I don't think I've been called "ma'am" so many times in my entire life since coming to the Philippines. A polite people, everyone from the door-opener at 7-Eleven to the grimy street child maintains a sincere politeness inherent in many Asian cultures. As I leave 7-Eleven with a bottle of water, the guard at the door says: "Thank you, ma'am". As I walk down the street, urchins and older people alike hold out their palms and speak softly yet plaintively: "Please ma'am?"
Ahhhh… the age old dilemma: to give or not to give?
The rule of thumb as a foreigner, whatever color your skin might be, is to never flash cash. If you are moved to give money, that's fine but be prepared to be literally surrounded almost instantaneously by those desperate for a peso or two (or a lei… a dollar… an alm). Visitors are often encouraged to bring food like granola bars or packages cookies instead.
To be honest, locals don't like visitors handing out food or money in this manner as it really doesn't do much (at best), and can increase poverty/depedency (at worst). However locals in developing nations are now used to richer people coming, being shocked by the ways of life in developing nations, and feeling the need to "do something! Anything!". It's really more about us and making ourselves feeling better than being in relationship long term or doing something long term. It's about us being broken over a dirty street child with an outstretched hand.

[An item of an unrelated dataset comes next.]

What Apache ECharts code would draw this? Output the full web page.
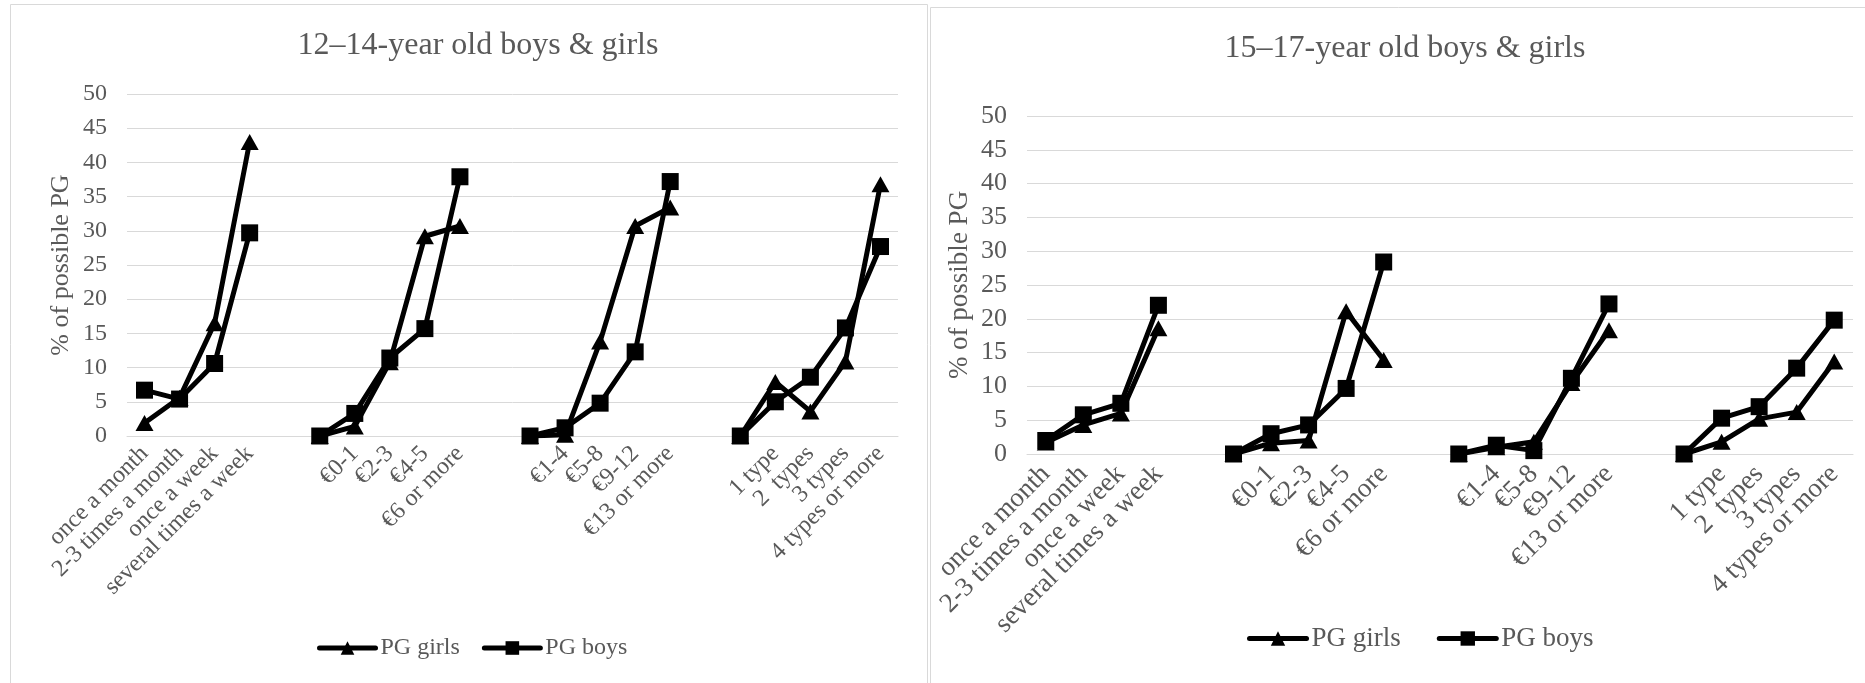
<!DOCTYPE html>
<html>
<head>
<meta charset="utf-8">
<script src="https://cdn.jsdelivr.net/npm/echarts@6/dist/echarts.min.js"></script>
<style>html,body{margin:0;padding:0;background:#fff;}#c{width:1865px;height:683px;}</style>
</head>
<body>
<div id="c"></div>
<script>
// Categories (blank entries are the gaps between groups)
const categories = ["once a month","2-3 times a month","once a week","several times a week"," ","  ","€0-1","€2-3","€4-5","€6 or more","   ","    ","€1-4","€5-8","€9-12","€13 or more","     ","      ","1 type","2  types","3 types","4 types or more"];
const yTicks = [0,5,10,15,20,25,30,35,40,45,50];
const titleLeft = "12–14-year old boys & girls";
const titleRight = "15–17-year old boys & girls";
const seriesNames = ["PG girls","PG boys"];
const girls12 = [1.9,5.6,16.5,43.0,null,0,1.4,10.8,29.2,30.7,null,0,0.2,13.8,30.7,33.4,null,0,7.9,3.6,10.9,36.8];
const boys12  = [6.7,5.4,10.6,29.7,null,0,3.3,11.4,15.7,37.9,null,0,1.2,4.8,12.3,37.2,null,0,5.0,8.6,15.8,27.7];
const girls15 = [1.7,4.3,6.0,18.6,null,0,1.6,2.0,21.1,13.9,null,0,1.0,1.8,10.5,18.3,null,0,1.8,5.2,6.2,13.7];
const boys15  = [2.0,5.8,7.5,22.0,null,0,3.0,4.3,9.7,28.4,null,0,1.3,0.5,11.2,22.2,null,0,5.3,7.0,12.7,19.8];

const FONT = "'Liberation Serif','Times New Roman',serif";
const GREY = '#595959';
const chart = echarts.init(document.getElementById('c'), null, {renderer:'canvas'});

function xAxis(gi, fs, margin){
  return {type:'category', gridIndex:gi, data:categories, boundaryGap:true,
    axisLine:{show:true, lineStyle:{color:'#d9d9d9', width:1}},
    axisTick:{show:false},
    axisLabel:{interval:0, rotate:45, fontFamily:FONT, fontSize:fs, color:GREY, margin:margin}};
}
function yAxis(gi, fs, nameFs, gap){
  return {type:'value', gridIndex:gi, min:yTicks[0], max:yTicks[yTicks.length-1], interval:yTicks[1]-yTicks[0],
    name:'% of possible PG', nameLocation:'middle', nameGap:gap,
    nameTextStyle:{fontFamily:FONT, fontSize:nameFs, color:GREY},
    axisLine:{show:false}, axisTick:{show:false},
    axisLabel:{fontFamily:FONT, fontSize:fs, color:GREY, margin:20},
    splitLine:{show:true, lineStyle:{color:'#d9d9d9', width:1}}};
}
function ser(name, data, gi, sym){
  return {name:name, type:'line', xAxisIndex:gi, yAxisIndex:gi, data:data, connectNulls:false,
    symbol:sym, symbolSize: sym==='rect'?17:[18,16], showAllSymbol:true,
    lineStyle:{color:'#000', width:5, cap:'round', join:'round'}, itemStyle:{color:'#000'}, animation:false, z:sym==='rect'?3:2};
}

chart.setOption({
  animation:false,
  graphic:[
    {type:'rect', shape:{x:10.5, y:4.5, width:917, height:720}, style:{fill:'none', stroke:'#d9d9d9', lineWidth:1}, z:-1},
    {type:'rect', shape:{x:930.5, y:7.5, width:960, height:720}, style:{fill:'none', stroke:'#d9d9d9', lineWidth:1}, z:-1}
  ],
  title:[
    {text:titleLeft, left:473, top:25, textAlign:'center', textStyle:{fontFamily:FONT, fontSize:32, fontWeight:'normal', color:GREY}},
    {text:titleRight, left:1400, top:28, textAlign:'center', textStyle:{fontFamily:FONT, fontSize:32, fontWeight:'normal', color:GREY}}
  ],
  legend:[
    {data:seriesNames, left:317, top:636, padding:0, itemWidth:56, itemHeight:17, itemGap:22,
      lineStyle:{width:5, cap:'round'},
      textStyle:{fontFamily:FONT, fontSize:24, color:GREY}},
    {data:seriesNames, left:1247, top:625, padding:0, itemWidth:57, itemHeight:18, itemGap:36,
      lineStyle:{width:5, cap:'round'},
      textStyle:{fontFamily:FONT, fontSize:27, color:GREY}}
  ],
  grid:[
    {left:127, right:967, top:94, bottom:247},
    {left:1027, right:12, top:116, bottom:229}
  ],
  xAxis:[xAxis(0,24,14), xAxis(1,27,16)],
  yAxis:[yAxis(0,24,26,53), yAxis(1,26,27,54)],
  series:[
    ser(seriesNames[0], girls12, 0, 'triangle'),
    ser(seriesNames[1], boys12, 0, 'rect'),
    ser(seriesNames[0], girls15, 1, 'triangle'),
    ser(seriesNames[1], boys15, 1, 'rect')
  ]
});
</script>
</body>
</html>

How can anyone say "No" to that?
It's a tension not easily resolved, and perhaps for good reasons, it shouldn't be. The Bible is chock-full of examples and kingdom characteristics of never forgetting the poor, giving to the poor, taking care of the poor, feeding the hungry, clothing the naked, and visiting the captive.
Yet… is handing out a lousy cookie actually kingdom work? Will I remember the child?… or the poverty?
I still maintain that many ways of life in developing nations are in no way "poverty". Only the North American mindset that sees anything less than a home in the suberbs, 2 cars, RRSPs, insurance plans, educational opportunities, a stable job and a slush fund as poverty has created this false image of what it means to be poor.
Yeah… so what if the family cannot afford hot water and heat their water on a cooking fire or a stove? They live in the tropics and hot showers would be a silly investment!
Yeah… so what if the house walls are made of mud and cinder blocks? The materials hold in heat when the weather is cold and reflects heat when the weather is hot!
I don't want to romanticize poverty. It is alive and well around the world, but I want to make sure we are clear on the difference between poverty and simple living. Those who say that any street person in Canada is richer than any person in a developing nation is only showing that they truly don't understand poverty, and cannot see the larger pictures at play.
Back to the dilemma at hand:
… distributing food/money to beggars/panhandlers/street kids, etc., etc., etc.
I would say there is no right or wrong answer. In some cultures/countries, there really is a beggar class and the only way the people of that class survive is by the charity of others. Could the church be doing more in this area? Let's chew on that for a bit…
In other cultures, offering food/cash is no more than an enablement towards continued impoverished living. Yet here I would suggest again: could the church be doing more? More than clucking our tongues in judgment over "those useless drunks", or saying such things as "they're only going to use the money for…". Let's be honest here: it's not the money we're really concerned about. It's us.
We don't like the thought of being used.
I know I don't.
If the person on the receiving end of our charity doesn't use our hard-earned dollars for God's transformative work, then we shouldn't bother! For pity's sake, they don't deserve it!
As I recall, Jesus was pretty clear about the attitude in giving as well as what to give. It didn't matter if the person before Jesus was a poor person without a cloak or a high-ranking Roman official with 20 cloaks, if the person demanded 1 of His 2 cloaks, He would give it away without reservation or conditions. Was He being used? Uh-huh… but Jesus' radical kingdom living went past the immediate situation and, in humility, demanded that we receive that "being used" condition to show love.
This is TOTALLY counter-cultural even to the church mindset!
As I said… this tension is not easily resolved. There is no right or wrong answer. As a student of community development, I would suggest that if there is a better way to improve relationship and life and humanity of another aside from daily giving pennies or cookies, check it out. This is where creative imagination and hard work and relationship building meet!
If, on the other hand, the Spirit is whispering you release your grip on that dollar bill and let it go… do so. It's His money anyway. Not yours.
Just see the person you are giving to. Don't forget his/her face. Don't forget the humanity you'll find there and the image of Christ.
If you focus only on making yourself feel better for having a rich lifestyle and bearing witness to poverty… not matter which method you choose, you'll never make a difference. You'll still only be thinking of yourself.